With foundations of faith fostered by their families, the two priests both experienced the Lord’s gentle calling to a deeper personal relationship with Him. “I had a couple of very impactful moments,” Father Joshua recalls. “I attended Pine Hills Camp in middle school and my faith started to become my own there. The beauty of following the Lord and of Catholic masculinity became evident to me there, and I realized I wanted to be a man of God.” The tug on his heart to pursue the Lord intensified in high school. “In my junior year at Father Gabriel Richard I started thinking that the Lord wasn’t calling me to something ‘normal.’ It was that year on the night of prom that a group of friends and I were at the vigil Mass at Christ the King and a line from the homily struck me. I put my head down on the pew and for the first time wondered if God was calling me to the priesthood.”
And Jesus went up into the hills, and called to him those whom he desired; and they came to him. And he appointed twelve, to be with him, and to be sent out to preach. (Mk 3:13-14)
Father Riley also remembers the first moments in which God invited him to be open to the priesthood. “When I entered college at Michigan State, I was pursuing an engineering degree. And in my first year, because of the persistence of a friend, I attended a retreat.” It was there that Father Riley experienced God’s love in a profound way. “That retreat really changed everything for me. I had the grace to return to confession for the first time in many years, and that cleared my heart for the Lord to reveal Himself to me. The second day, after hearing a testimony, I went to the chapel and genuflected to the Lord in the tabernacle out of custom, but that night it was different because I had faith that Jesus was alive. I had experienced God’s love in a real way. It was unmerited grace. I was immersed in God’s love and I cried tears of joy. I thought I had my own plan for my life, but after tasting the peace and joy of the Holy Spirit, I knew that to be truly happy I needed to surrender to His plan for me. The next day the talk was about vocations and how the Lord calls some men to become priests. That planted the seed. I had never considered it before.”
Discernment wasn’t without its challenges for either man, yet God continued to pursue, call, and invite. Father Joshua experienced the Lord’s consolation during prayer on a retreat. “The Lord said to me, ‘You have a desire to be the best Christian, but I’m calling you to be mine. I just want you to be mine.’ That encapsulated the journey to today as I am now a priest — the desire to follow him.” After attending four years of minor seminary, Father Joshua discerned out of seminary and became a FOCUS missionary. “I wanted to serve and to help others to know Him.” But in December of 2019, the Lord put the call to the priesthood back on his heart and he applied to Sacred Heart Major Seminary to complete studies and formation. Father Joshua attributes his “yes” to God’s gentle grace: “It’s all because of the Lord’s faithfulness through it all and His invitation for me to be His.”

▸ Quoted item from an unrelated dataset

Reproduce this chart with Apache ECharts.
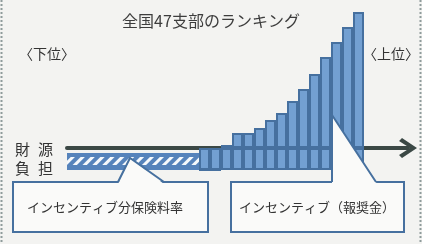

Not unlike Father Joshua’s, Father Riley’s discernment took time as he grew in openness to God’s invitation. “I was initially excited about the possibility of the priesthood, but the pressure of figuring out my life caused anxiety for me so I put it on the backburner and focused on what was in front of me, which was graduating and moving on. So that’s what I did.” During time working in the auto industry, Father Riley had a prophetic dream of being a priest. “I initially thought it was a crazy dream but the next day at Mass a total stranger approached me and said ‘you would make a good priest someday.’” That simple nudge caused the priesthood to go from the backburner to being something that was again on his heart. A consecration to Jesus through Mary opened Father Riley’s heart to the graces he needed. “Once I made that simple prayer I put it in the Blessed Mother’s hands and I actually had a desire to become a priest if it was God’s will. I had the grace to apply and enter seminary and had such peace once I was there.”
Now ordained and in their first assignments as priests, Fathers Joshua and Riley have great hope for the future. “There are three priestly offices: teaching, sanctifying, and governing/leading,” Father Joshua says, “and I want to live each of those out as the Lord calls me here at St. Patrick’s in Brighton. And I have a desire to see where the Lord has people who may be lost and how he’s going to ask me to go to find them.” “For me,” Father Riley says, “it’s such a blessing to serve as a priest at the parish that caught me as a floundering college student in East Lansing. Being back at St. Thomas/St. John as a priest now is to be a fisher of men, to catch souls for Christ. The Church is our spiritual home where we become fully alive as sons and daughters of the Father. My hope is that the Lord can somehow use me to expand His family, to grow His kingdom.”